▶ WHAT THE TASK ASKS:
Your task is to print, exactly and only, the lines from the start of the entries below through the line with "plt.rcParams['axes.unicode_minus'] = False". Include both ends, but skip the pictures.

▶ ENTRIES PROVIDED:
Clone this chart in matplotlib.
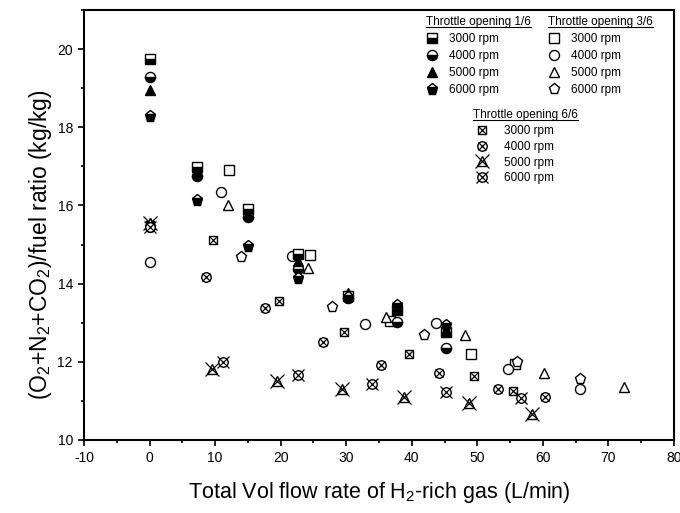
import matplotlib
matplotlib.use("Agg")
import matplotlib.pyplot as plt
from matplotlib.lines import Line2D
from matplotlib.ticker import MultipleLocator

plt.rcParams['font.family'] = ['Liberation Sans', 'DejaVu Sans']
plt.rcParams['mathtext.fontset'] = 'custom'
plt.rcParams['mathtext.rm'] = 'Liberation Sans'
plt.rcParams['mathtext.it'] = 'Liberation Sans:italic'
plt.rcParams['axes.unicode_minus'] = False

# ---------------- data ----------------
rpm_labels = ["3000 rpm", "4000 rpm", "5000 rpm", "6000 rpm"]
titles = ["Throttle opening 1/6", "Throttle opening 3/6", "Throttle opening 6/6"]

# Throttle opening 1/6
x16 = [0, 7.3, 15.0, 22.6, 30.2, 37.7, 45.2]
y16_3000 = [19.74, 16.99, 15.90, 14.76, 13.68, 13.32, 12.77]
y16_4000 = [19.28, 16.75, 15.70, 14.37, 13.64, 13.03, 12.36]
y16_5000 = [18.95, 16.86, 15.77, 14.58, 13.75, 13.40, 12.82]
y16_6000 = [18.29, 16.14, 14.96, 14.14, 13.66, 13.45, 12.94]

# Throttle opening 3/6
x36_3000 = [12.1, 24.4, 36.7, 49.0, 55.8]
y36_3000 = [16.90, 14.73, 13.05, 12.19, 11.95]
x36_4000 = [0, 10.9, 21.7, 32.8, 43.7, 54.7, 65.7]
y36_4000 = [14.56, 16.35, 14.71, 12.97, 13.00, 11.81, 11.30]
x36_5000 = [0, 11.9, 24.1, 36.1, 48.1, 60.2, 72.3]
y36_5000 = [15.55, 16.00, 14.39, 13.14, 12.69, 11.72, 11.36]
x36_6000 = [0, 14.0, 27.9, 41.9, 56.0, 65.7]
y36_6000 = [15.45, 14.69, 13.39, 12.69, 12.00, 11.56]

# Throttle opening 6/6
x66_3000 = [0, 9.7, 19.75, 29.7, 39.6, 49.5, 55.5]
y66_3000 = [15.50, 15.11, 13.56, 12.77, 12.20, 11.64, 11.25]
x66_4000 = [0, 8.6, 17.6, 26.5, 35.3, 44.2, 53.1, 60.3]
y66_4000 = [15.45, 14.18, 13.37, 12.50, 11.92, 11.72, 11.30, 11.09]
x66_5000 = [0, 9.6, 19.4, 29.3, 38.8, 48.8, 58.4]
y66_5000 = [15.55, 11.81, 11.52, 11.30, 11.09, 10.94, 10.66]
x66_6000 = [0, 11.26, 22.6, 33.9, 45.2, 56.7]
y66_6000 = [15.45, 11.99, 11.66, 11.42, 11.24, 11.07]

# ---------------- figure ----------------
fig = plt.figure(figsize=(6.8, 5.13), dpi=100)
ax = fig.add_axes([84/680, 1-440/513, 590/680, 430/513])

mew = 1.0

def half(ax, x, y, marker, size, fill='bottom'):
    return ax.plot(x, y, linestyle='none', marker=marker, markersize=size,
                   markeredgecolor='black', markeredgewidth=mew,
                   markerfacecolor='black', markerfacecoloralt='white',
                   fillstyle=fill)[0]

def opn(ax, x, y, marker, size):
    return ax.plot(x, y, linestyle='none', marker=marker, markersize=size,
                   markeredgecolor='black', markeredgewidth=mew,
                   markerfacecolor='white')[0]

def cross(ax, x, y, size):
    return ax.plot(x, y, linestyle='none', marker='x', markersize=size,
                   markeredgecolor='black', markeredgewidth=0.9)[0]

# 3/6 (open) first
h36 = [opn(ax, x36_3000, y36_3000, 's', 7),
       opn(ax, x36_4000, y36_4000, 'o', 7.2),
       opn(ax, x36_5000, y36_5000, '^', 7.8),
       opn(ax, x36_6000, y36_6000, 'p', 8)]

# 6/6 (crossed)
a1 = opn(ax, x66_3000, y66_3000, 's', 6.3); b1 = cross(ax, x66_3000, y66_3000, 5.2)
a2 = opn(ax, x66_4000, y66_4000, 'o', 6.8); b2 = cross(ax, x66_4000, y66_4000, 5.2)
a3 = opn(ax, x66_5000, y66_5000, '^', 6.8); b3 = cross(ax, x66_5000, y66_5000, 9.5)
a4 = opn(ax, x66_6000, y66_6000, 'o', 6.8); b4 = cross(ax, x66_6000, y66_6000, 8)
h66 = [(a1, b1), (a2, b2), (a3, b3), (a4, b4)]

# 1/6 (half filled)
h16 = [half(ax, x16, y16_3000, 's', 7),
       half(ax, x16, y16_4000, 'o', 7.3),
       half(ax, x16, y16_5000, '^', 7.8, 'full'),
       half(ax, x16, y16_6000, 'p', 8.2)]

ax.set_xlim(-10, 80)
ax.set_ylim(10, 21)
ax.xaxis.set_major_locator(MultipleLocator(10))
ax.xaxis.set_minor_locator(MultipleLocator(5))
ax.yaxis.set_major_locator(MultipleLocator(2))
ax.yaxis.set_minor_locator(MultipleLocator(1))
ax.tick_params(which='both', direction='out', top=False, right=False, labelsize=10, width=1.2)
ax.tick_params(which='major', length=4.5)
ax.tick_params(which='minor', length=2.5)
for s in ax.spines.values():
    s.set_linewidth(1.5)

ax.set_xlabel("Total Vol flow rate of H$_2$-rich gas (L/min)", fontsize=15.5, labelpad=11)
ax.set_ylabel("(O$_2$+N$_2$+CO$_2$)/fuel ratio (kg/kg)", fontsize=16.5, labelpad=6)
ax.yaxis.set_label_coords(-0.05, 0.455)

leg_kw = dict(frameon=False, fontsize=8.5, title_fontsize=8.5, handlelength=1.0,
              handletextpad=0.9, labelspacing=0.42, borderpad=0.2, alignment='left',
              bbox_transform=fig.transFigure, loc='upper left')
leg1 = ax.legend(h16, rpm_labels, title=titles[0],
                 bbox_to_anchor=(418/680, 1-8/513), **leg_kw)
ax.add_artist(leg1)
leg2 = ax.legend(h36, rpm_labels, title=titles[1],
                 bbox_to_anchor=(540/680, 1-8/513), **leg_kw)
ax.add_artist(leg2)
kw3 = dict(leg_kw)
kw3.update(handlelength=1.5, handletextpad=1.1, labelspacing=0.32)
leg3 = ax.legend(h66, rpm_labels, title=titles[2],
                 bbox_to_anchor=(465/680, 1-101/513), **kw3)

fig.canvas.draw()
r = fig.canvas.get_renderer()
W, H = fig.bbox.width, fig.bbox.height
for lg in (leg1, leg2, leg3):
    bb = lg.get_title().get_window_extent(r)
    yy = (bb.y0 + 1) / H
    fig.add_artist(Line2D([bb.x0 / W, bb.x1 / W], [yy, yy], color='black', lw=0.8,
                          transform=fig.transFigure))

fig.savefig("out.png", dpi=100)
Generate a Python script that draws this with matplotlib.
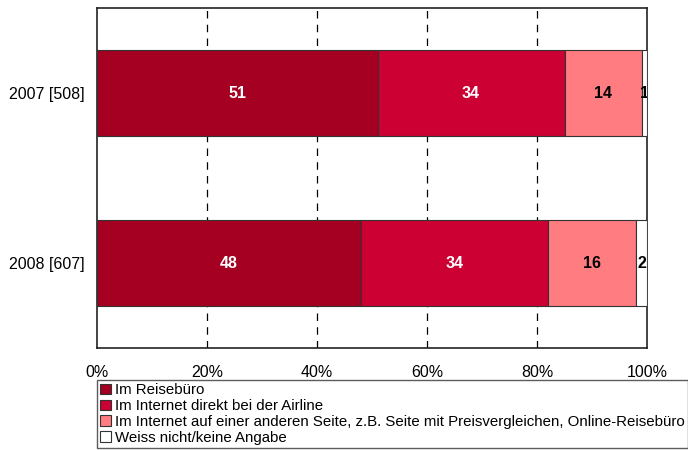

▶ RESPONSE BELOW:
Clone this chart in matplotlib.
import matplotlib
matplotlib.use("Agg")
import matplotlib.pyplot as plt
from matplotlib.lines import Line2D
from matplotlib.ticker import MultipleLocator

plt.rcParams['font.family'] = ['Liberation Sans', 'DejaVu Sans']
plt.rcParams['mathtext.fontset'] = 'custom'
plt.rcParams['mathtext.rm'] = 'Liberation Sans'
plt.rcParams['mathtext.it'] = 'Liberation Sans:italic'
plt.rcParams['axes.unicode_minus'] = False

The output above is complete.